You may have noticed from the first BIOS photo that ASRock 4Core1333-eSATA2 recognizes Corsair Dominator TWIN2X2048-9136C5D memory exclusively as DDR2 667 and sets its frequency to 333MHz accordingly. When we tried to run the tests at 400MHz (DDR2 800) with 4-4-4-12 timings, we failed, because the system was very unstable. So we had to switch to 5-5-5-18 timings. As a reference for our performance analysis we chose abit IP35 Pro mainboard on Intel P35 Express chipset configured identically.
The results turned out quite good. ASRock 4Core1333-eSATA2 mainboard on Intel P31 Express chipset performed practically identically to the solution on Intel P35 Express in nominal mode.
The chipsets perform equally fast, but the mainboards are hardly comparable, as you may have understood already. ASRock 4Core1333-eSATA2 ran almost at the utmost of its potential, while the abilities of abit IP35 Pro were intentionally limited for the sake of fair comparison. You can easily lower the memory timings, increase the memory frequency, overclock the CPU to its maximum on abit IP53 Pro, and it will easily leave behind ASRock 4Core1333-eSATA2 that can simply do none of the above.
ASRock 4Core1333-eSATA2 mainboard is relatively new but looks like it was designed a while ago: COM, LPT, 20-pin power connector, huge electrolytic capacitors, jumpers… I couldn’t get rid of the impression that it was an older mainboard, used for quite a while before it got into our lab. I cannot agree with those web-sites that awarded ASRock 4Core1333-eSATA2 with a “Highly Recommended” title. I couldn’t find any advantages in the ASRock 4Core1333-eSATA2 mainboard that the other mainboards out there do not have.
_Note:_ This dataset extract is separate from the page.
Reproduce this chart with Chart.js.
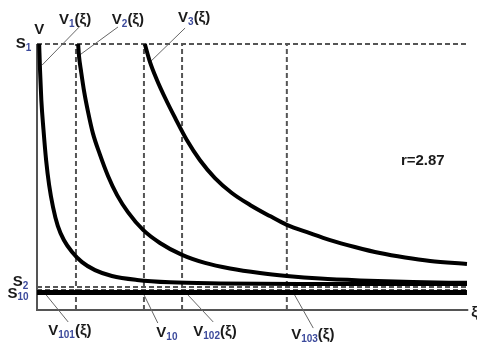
<!DOCTYPE html>
<html>
<head>
<meta charset="utf-8">
<script src="https://cdn.jsdelivr.net/npm/chart.js@4"></script>
<style>
  body { margin: 0; background: #fff; }
  #wrap { width: 477px; height: 346px; }
</style>
</head>
<body>
<div id="wrap"><canvas id="chart"></canvas></div>
<script>
// curves (xi, V)
const v1Xi = [0.05, 0.07, 0.10, 0.15, 0.21, 0.28, 0.37, 0.48, 0.62, 0.81, 1.04, 1.34, 1.73, 2.31, 3.07, 4.23, 6.07, 9.93];
const v1V  = [10.0, 9.02, 7.89, 6.77, 5.64, 4.70, 3.87, 3.16, 2.63, 2.18, 1.80, 1.50, 1.28, 1.13, 1.04, 1.00, 0.98, 0.98];

const v2Xi = [0.95, 0.97, 1.02, 1.09, 1.18, 1.29, 1.45, 1.64, 1.85, 2.10, 2.45, 2.84, 3.35, 3.88, 4.46, 5.15, 5.77, 6.54, 7.46, 8.68, 9.93];
const v2V  = [10.0, 9.55, 8.95, 8.20, 7.44, 6.65, 5.86, 5.04, 4.32, 3.68, 3.01, 2.52, 2.07, 1.77, 1.56, 1.39, 1.28, 1.18, 1.11, 1.05, 1.02];

const v3Xi = [2.49, 2.61, 2.77, 2.96, 3.19, 3.46, 3.76, 4.11, 4.50, 4.92, 5.38, 5.77, 6.30, 6.77, 7.34, 7.92, 8.50, 9.08, 9.93];
const v3V  = [10.0, 9.32, 8.65, 7.97, 7.22, 6.39, 5.64, 4.96, 4.40, 3.95, 3.53, 3.20, 2.89, 2.63, 2.37, 2.14, 1.97, 1.84, 1.73];

// the flat curves V10, V101.. sitting on the floor
const floorV = 0.66;
const xiEnd = 9.93;

// horizontal levels
const levelNames  = ['S1', 'S2', 'S10'];
const levelValues = [10, 0.86, 0.75];

// vertical marks
const markXi = [0.90, 2.47, 3.35, 5.77];

const r = 2.87;

// leader lines: [xi0, v0, xi1, v1]
const leaders = [
  [1.00, 10.68, 0.12, 9.21],
  [1.87, 10.64, 0.99, 9.59],
  [3.42, 10.60, 2.61, 9.32],
  [0.14, 0.71, 0.72, -0.45],
  [2.45, 0.64, 2.79, -0.49],
  [3.42, 0.68, 4.07, -0.45],
  [5.91, 0.68, 6.38, -0.68]
];

// text labels: parts are [text, isSub]
const labels = [
  { parts: [['V', 0]], at: [0.05, 10.53], align: 'center' },
  { parts: [['V', 0], ['1', 1], ['(ξ)', 0]], at: [0.88, 10.90], align: 'center' },
  { parts: [['V', 0], ['2', 1], ['(ξ)', 0]], at: [2.10, 10.90], align: 'center' },
  { parts: [['V', 0], ['3', 1], ['(ξ)', 0]], at: [3.63, 10.98], align: 'center' },
  { parts: [['V', 0], ['101', 1], ['(ξ)', 0]], at: [0.76, -0.79], align: 'center' },
  { parts: [['V', 0], ['10', 1]], at: [3.00, -0.86], align: 'center' },
  { parts: [['V', 0], ['102', 1], ['(ξ)', 0]], at: [4.11, -0.83], align: 'center' },
  { parts: [['V', 0], ['103', 1], ['(ξ)', 0]], at: [6.37, -0.94], align: 'center' },
  { parts: [['S', 0], ['1', 1]], at: [-0.49, 10.0], align: 'left' },
  { parts: [['S', 0], ['2', 1]], at: [-0.56, 1.05], align: 'left' },
  { parts: [['S', 0], ['10', 1]], at: [-0.68, 0.62], align: 'left' },
  { parts: [['r=' + r, 0]], at: [8.91, 5.60], align: 'center' },
  { parts: [['ξ', 0]], at: [10.03, -0.12], align: 'left' }
];

function pts(xs, ys) {
  return xs.map((x, i) => ({ x: x, y: ys[i] }));
}

const datasets = [];

[[v1Xi, v1V], [v2Xi, v2V], [v3Xi, v3V]].forEach(c => {
  datasets.push({
    data: pts(c[0], c[1]),
    borderColor: '#000',
    borderWidth: 4,
    cubicInterpolationMode: 'monotone',
    order: 0
  });
});

datasets.push({
  data: [{ x: 0, y: floorV }, { x: xiEnd, y: floorV }],
  borderColor: '#000',
  borderWidth: 5,
  order: 0
});

levelValues.forEach(v => {
  datasets.push({
    data: [{ x: 0, y: v }, { x: xiEnd, y: v }],
    borderColor: '#555',
    borderWidth: 2,
    borderDash: [5, 3],
    order: 2
  });
});

markXi.forEach(x => {
  datasets.push({
    data: [{ x: x, y: 0 }, { x: x, y: levelValues[0] }],
    borderColor: '#555',
    borderWidth: 2,
    borderDash: [5, 3],
    order: 2
  });
});

leaders.forEach(l => {
  datasets.push({
    data: [{ x: l[0], y: l[1] }, { x: l[2], y: l[3] }],
    borderColor: '#666',
    borderWidth: 1,
    order: 1
  });
});

const axesPlugin = {
  id: 'axes',
  beforeDatasetsDraw(chart) {
    const { ctx, scales: { x, y } } = chart;
    const x0 = x.getPixelForValue(0), y0 = y.getPixelForValue(0);
    ctx.save();
    ctx.strokeStyle = '#555';
    ctx.lineWidth = 2;
    ctx.beginPath();
    ctx.moveTo(x0, y.getPixelForValue(10));
    ctx.lineTo(x0, y0);
    ctx.lineTo(x.getPixelForValue(9.96), y0);
    ctx.stroke();
    ctx.restore();
  }
};

const textPlugin = {
  id: 'texts',
  afterDatasetsDraw(chart) {
    const { ctx, scales: { x, y } } = chart;
    const big = 'bold 15px "Liberation Sans", sans-serif';
    const small = 'bold 10px "Liberation Sans", sans-serif';
    ctx.save();
    ctx.textBaseline = 'middle';
    ctx.textAlign = 'left';
    for (const lab of labels) {
      let w = 0;
      for (const p of lab.parts) {
        ctx.font = p[1] ? small : big;
        w += ctx.measureText(p[0]).width;
      }
      let px = x.getPixelForValue(lab.at[0]);
      const py = y.getPixelForValue(lab.at[1]);
      if (lab.align === 'center') px -= w / 2;
      for (const p of lab.parts) {
        ctx.font = p[1] ? small : big;
        ctx.fillStyle = p[1] ? '#3c4a9c' : '#1a1a1a';
        ctx.fillText(p[0], px, py + (p[1] ? 4 : 0));
        px += ctx.measureText(p[0]).width;
      }
    }
    ctx.restore();
  }
};

new Chart(document.getElementById('chart'), {
  type: 'scatter',
  data: { datasets: datasets.map(d => Object.assign({ showLine: true, pointRadius: 0, fill: false, clip: false }, d)) },
  options: {
    responsive: true,
    maintainAspectRatio: false,
    animation: false,
    layout: { padding: { left: 37, right: 7, top: 44, bottom: 36 } },
    plugins: { legend: { display: false }, tooltip: { enabled: false } },
    scales: {
      x: { type: 'linear', min: 0, max: 10, display: false },
      y: { type: 'linear', min: 0, max: 10, display: false }
    }
  },
  plugins: [axesPlugin, textPlugin]
});
</script>
</body>
</html>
However, I can list quite a few things that are obviously missing.
Unfortunately, I have to admit that ASRock engineers failed to reveal the potential of the Intel P31 Express chipset. However, I cannot promise that we will continue reviewing solutions from other mainboard makers based on this core logic set. It turned out that mainboards on this chipset are pretty rare in the market. For example, abit, and Asus have no solutions like that at all. BY the way, I assumed that the new chipsets from Intel’s third series differ from their predecessors by Penryn (Yorkfield and Wolfdale) support. However, I came across an amazing I45D mainboard in abit’s product range that turned out to be no mistake! Their solution on Intel 945G chipset promises to deliver not only 1333MHz FSB but also support for the upcoming 45nm processors.
But coming back to the Intel P31 Express chipset, I have to say that I found solutions based on it among Gigabyte’s and MSI’s products. Maybe we will check them out, to show you how good this chipset actually is.